Boats drove by all around, unaware of the spectacle just below the surface. It seemed as though this moment was for us alone and we watched with selfish intent. No one reached for their phones or cameras. The thought never even crossed our minds.
After a few adrenaline filled minutes, when the hammerhead finally seemed to lose track of the jack, it swam around the boat in odd criss-cross patterns, disappearing then reappearing as it continued to search. Each time it resurfaced we’d point it out like a game of whack-a-mole.
When it all finally ended and the shark much to our dismay, disappeared, two loggerhead sea turtles emerged just off our bow almost as if to say, “What just happened?!”

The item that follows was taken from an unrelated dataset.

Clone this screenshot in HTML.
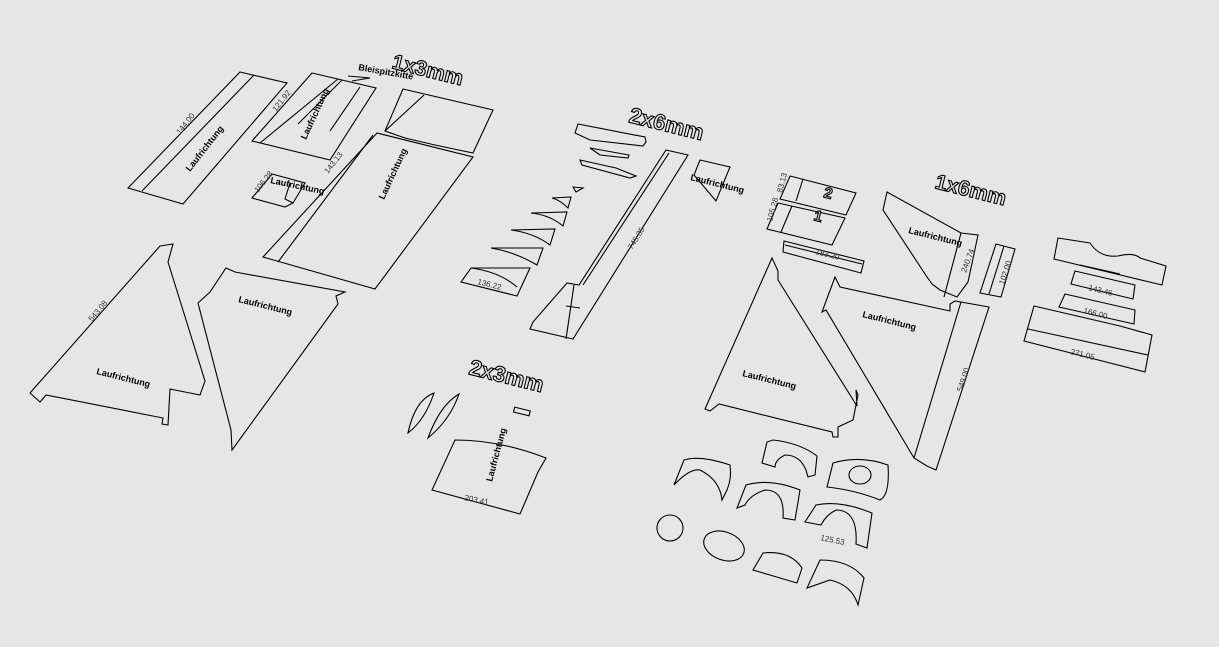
<!DOCTYPE html>
<html><head><meta charset="utf-8"><style>
html,body{margin:0;padding:0;background:#e6e6e6;}
svg{display:block}
.p{fill:none;stroke:#000;stroke-width:1.1}
.t{font-family:"Liberation Sans",sans-serif;font-weight:bold;fill:#e6e6e6;stroke:#000;stroke-width:1.1}
.s{font-family:"Liberation Sans",sans-serif;font-weight:bold;font-size:9px;fill:#000}
.d{font-family:"Liberation Sans",sans-serif;font-size:8px;fill:#333}
</style></head><body>
<svg width="1219" height="647" viewBox="0 0 1219 647">
<rect width="1219" height="647" fill="#e6e6e6"/>
<!-- 1x3mm group -->
<text class="t" font-size="21" transform="translate(391,68) rotate(14)">1x3mm</text>
<text class="s" font-size="7" transform="translate(358,70) rotate(10)">Bleispitzkitte</text>
<polyline class="p" points="348,76 370,78 352,81"/>
<polygon class="p" points="240,72 287,83 183,204 128,188"/>
<line class="p" x1="254" y1="75" x2="142" y2="191"/>
<text class="s" transform="translate(190,172) rotate(-52)">Laufrichtung</text>
<text class="d" transform="translate(180,135) rotate(-52)">144.00</text>
<polygon class="p" points="312,73 376,88 330,160 252,141"/>
<line class="p" x1="260" y1="143" x2="338" y2="79"/>
<line class="p" x1="298" y1="124" x2="342" y2="80"/>
<line class="p" x1="330" y1="131" x2="360" y2="87"/>
<text class="s" transform="translate(306,140) rotate(-65)">Laufrichtung</text>
<text class="d" transform="translate(276,112) rotate(-52)">121.92</text>
<polygon class="p" points="272,174 305,183 293,203 285,207 252,198"/>
<polyline class="p" points="290,183 285,199 293,203"/>
<text class="s" font-size="7" transform="translate(270,183) rotate(12)">Laufrichtung</text>
<text class="d" font-size="6" transform="translate(258,193) rotate(-52)">106.28</text>
<polygon class="p" points="403,89 493,110 473,153 435,145 405,138 385,131"/>
<line class="p" x1="385" y1="131" x2="424" y2="95"/>
<polygon class="p" points="377,133 473,157 375,289 263,257"/>
<line class="p" x1="278" y1="262" x2="373" y2="135"/>
<text class="s" transform="translate(384,200) rotate(-65)">Laufrichtung</text>
<text class="d" transform="translate(328,174) rotate(-52)">143.13</text>
<!-- bottom-left triangles -->
<polygon class="p" points="30,393 160,246 173,244 168,262 205,381 200,395 170,389 168,425 162,424 163,418 46,395 40,402"/>
<text class="s" transform="translate(96,374) rotate(14)">Laufrichtung</text>
<text class="d" transform="translate(92,322) rotate(-50)">543.08</text>
<polygon class="p" points="226,268 235,272 345,292 336,296 338,304 232,450 231,430 198,303 210,292"/>
<text class="s" transform="translate(238,302) rotate(14)">Laufrichtung</text>
<!-- 2x6mm -->
<text class="t" font-size="22" transform="translate(628,122) rotate(14)">2x6mm</text>
<polygon class="p" points="578,124 645,137 646,142 643,146 590,140 575,133"/>
<polygon class="p" points="590,148 629,155 628,158 600,155"/>
<polygon class="p" points="580,160 616,168 636,176 630,178 582,165"/>
<polygon class="p" points="573,187 583,188 576,192"/>
<path class="p" d="M552,198 L571,197 L568,208 Q560,200 552,198 Z"/>
<path class="p" d="M531,213 L567,212 L563,226 Q550,215 531,213 Z"/>
<path class="p" d="M511,230 L555,229 L550,245 Q534,233 511,230 Z"/>
<path class="p" d="M491,248 L543,248 L537,265 Q515,252 491,248 Z"/>
<path class="p" d="M471,268 L530,268 L517,296 L461,282 Z M471,268 Q500,272 517,287"/>
<text class="d" transform="translate(477,284) rotate(14)">136.22</text>
<polygon class="p" points="666,150 688,155 573,339 530,329 533,322 567,283 579,285 666,150"/>
<line class="p" x1="669" y1="153" x2="583" y2="285"/>
<line class="p" x1="574" y1="285" x2="566" y2="339"/>
<line class="p" x1="566" y1="306" x2="580" y2="308"/>
<text class="d" transform="translate(632,250) rotate(-58)">745.35</text>
<polygon class="p" points="700,160 730,167 716,201 694,175"/>
<text class="s" font-size="7" transform="translate(690,180) rotate(14)">Laufrichtung</text>
<!-- 2x3mm -->
<text class="t" font-size="22" transform="translate(468,374) rotate(14)">2x3mm</text>
<path class="p" d="M408,433 Q415,400 434,393 Q425,420 408,433 Z"/>
<path class="p" d="M428,438 Q440,405 459,394 Q450,420 428,438 Z"/>
<rect class="p" x="514" y="409" width="16" height="5" transform="rotate(14 522 411)"/>
<path class="p" d="M455,440 Q500,440 546,458 L538,472 L520,514 L432,490 Z"/>
<text class="s" transform="translate(492,482) rotate(-75)">Laufrichtung</text>
<text class="d" transform="translate(464,500) rotate(12)">203.41</text>
<!-- right: 1x6mm area -->
<text class="t" font-size="21" transform="translate(934,188) rotate(14)">1x6mm</text>
<polygon class="p" points="790,176 856,193 846,215 780,199"/>
<line class="p" x1="803" y1="179" x2="796" y2="201"/>
<text class="t" font-size="15" transform="translate(823,197) rotate(14)">2</text>
<polygon class="p" points="778,203 845,218 832,245 767,229"/>
<line class="p" x1="792" y1="206" x2="781" y2="232"/>
<text class="t" font-size="15" transform="translate(813,220) rotate(14)">1</text>
<text class="d" font-size="6" transform="translate(782,193) rotate(-75)">83.13</text>
<text class="d" font-size="6" transform="translate(772,222) rotate(-75)">105.28</text>
<polygon class="p" points="784,241 864,261 861,273 783,252"/>
<line class="p" x1="785" y1="245" x2="862" y2="264"/>
<text class="d" transform="translate(815,254) rotate(14)">183.20</text>
<polygon class="p" points="887,192 961,233 978,235 968,282 957,297 940,290 932,284 927,277 883,210"/>
<line class="p" x1="961" y1="233" x2="944" y2="297"/>
<text class="s" font-size="7" transform="translate(908,233) rotate(14)">Laufrichtung</text>
<text class="d" transform="translate(966,273) rotate(-70)">240.74</text>
<polygon class="p" points="996,244 1015,249 1001,297 980,293"/>
<line class="p" x1="1004" y1="246" x2="989" y2="294"/>
<text class="d" transform="translate(1004,285) rotate(-72)">102.00</text>
<!-- big triangles right -->
<polygon class="p" points="772,258 778,271 778,280 857,406 856,390 858,395 853,420 838,427 838,437 833,437 832,432 719,404 710,411 705,409"/>
<text class="s" transform="translate(742,376) rotate(14)">Laufrichtung</text>
<polygon class="p" points="835,277 840,287 950,311 950,304 955,301 989,307 936,470 927,466 914,458 826,310 822,312"/>
<line class="p" x1="961" y1="302" x2="914" y2="458"/>
<text class="s" transform="translate(862,317) rotate(14)">Laufrichtung</text>
<text class="d" transform="translate(962,392) rotate(-72)">549.00</text>
<!-- far right stack -->
<path class="p" d="M1058,238 L1090,243 Q1100,258 1118,256 Q1134,252 1140,258 L1166,266 L1162,285 L1054,259 Z"/>
<line class="p" x1="1080" y1="265" x2="1120" y2="274"/>
<polygon class="p" points="1075,271 1135,285 1133,299 1071,284"/>
<text class="d" transform="translate(1088,290) rotate(14)">143.46</text>
<polygon class="p" points="1065,294 1135,310 1134,324 1059,307"/>
<text class="d" transform="translate(1083,313) rotate(14)">166.00</text>
<polygon class="p" points="1034,306 1120,326 1152,335 1145,372 1024,341"/>
<line class="p" x1="1028" y1="329" x2="1148" y2="355"/>
<text class="d" transform="translate(1070,354) rotate(14)">271.05</text>
<!-- bottom-right curvy pieces -->
<path class="p" d="M684,460 Q700,455 730,465 Q732,478 727,490 L722,500 Q720,480 700,470 Q690,468 674,485 Z"/>
<path class="p" d="M767,442 L773,440 Q800,443 817,456 L815,475 L808,477 L806,470 Q800,455 785,455 Q775,460 775,467 L762,463 Z"/>
<path class="p" d="M833,463 Q860,455 888,465 Q890,495 880,500 Q855,490 827,487 Z"/>
<ellipse class="p" cx="860" cy="475" rx="11" ry="9"/>
<path class="p" d="M746,485 Q770,478 800,490 L795,520 L783,518 Q785,490 765,490 Q750,495 745,505 L737,508 Z"/>
<path class="p" d="M816,505 Q840,500 872,513 L867,548 L856,544 Q858,510 836,510 Q826,515 821,525 L805,522 Z"/>
<text class="d" transform="translate(820,540) rotate(12)">125.53</text>
<circle class="p" cx="670" cy="528" r="13"/>
<ellipse class="p" cx="724" cy="546" rx="21" ry="14" transform="rotate(20 724 546)"/>
<path class="p" d="M763,553 Q790,550 802,568 L797,583 L753,570 Z"/>
<path class="p" d="M820,560 Q850,560 864,578 L858,605 Q852,585 830,580 L807,588 Z"/>
</svg>
</body></html>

As the excitement wore off, the ripples and boils quickly faded, falling back in formation with the rest of the waves on the last leg of their march to the islands. No mark was left on the world. All signs of what happened completely ceased to exist. Everything that is, except for the unending smiles on our faces and the mark of an experience that would shape our view of this place for years to come.
On our way back, we all rode a hammerhead high.
The feeling of being so completely present, even if only for a few minutes, stuck with me for hours afterwards. I thought about how easy it is to take the beauty of nature all around us for granted, especially when nothing of note seems to be happening. I could look out over those waters 1,000 times more and never see something like that again, but that doesn’t make this place any less incredible. The fact that the ocean can still surprise even those who have spent their lives attending to is truly humbling.
I didn’t earn that experience. For all the time I’ve spent out there, Nature owes me nothing. It doesn’t owe anyone anything, in fact. It just is. And if you’re lucky enough to live and work in its full and unbroken embrace for long enough, you just might see something amazing. It’s that unpredictability that makes each revealed moment that much sweeter.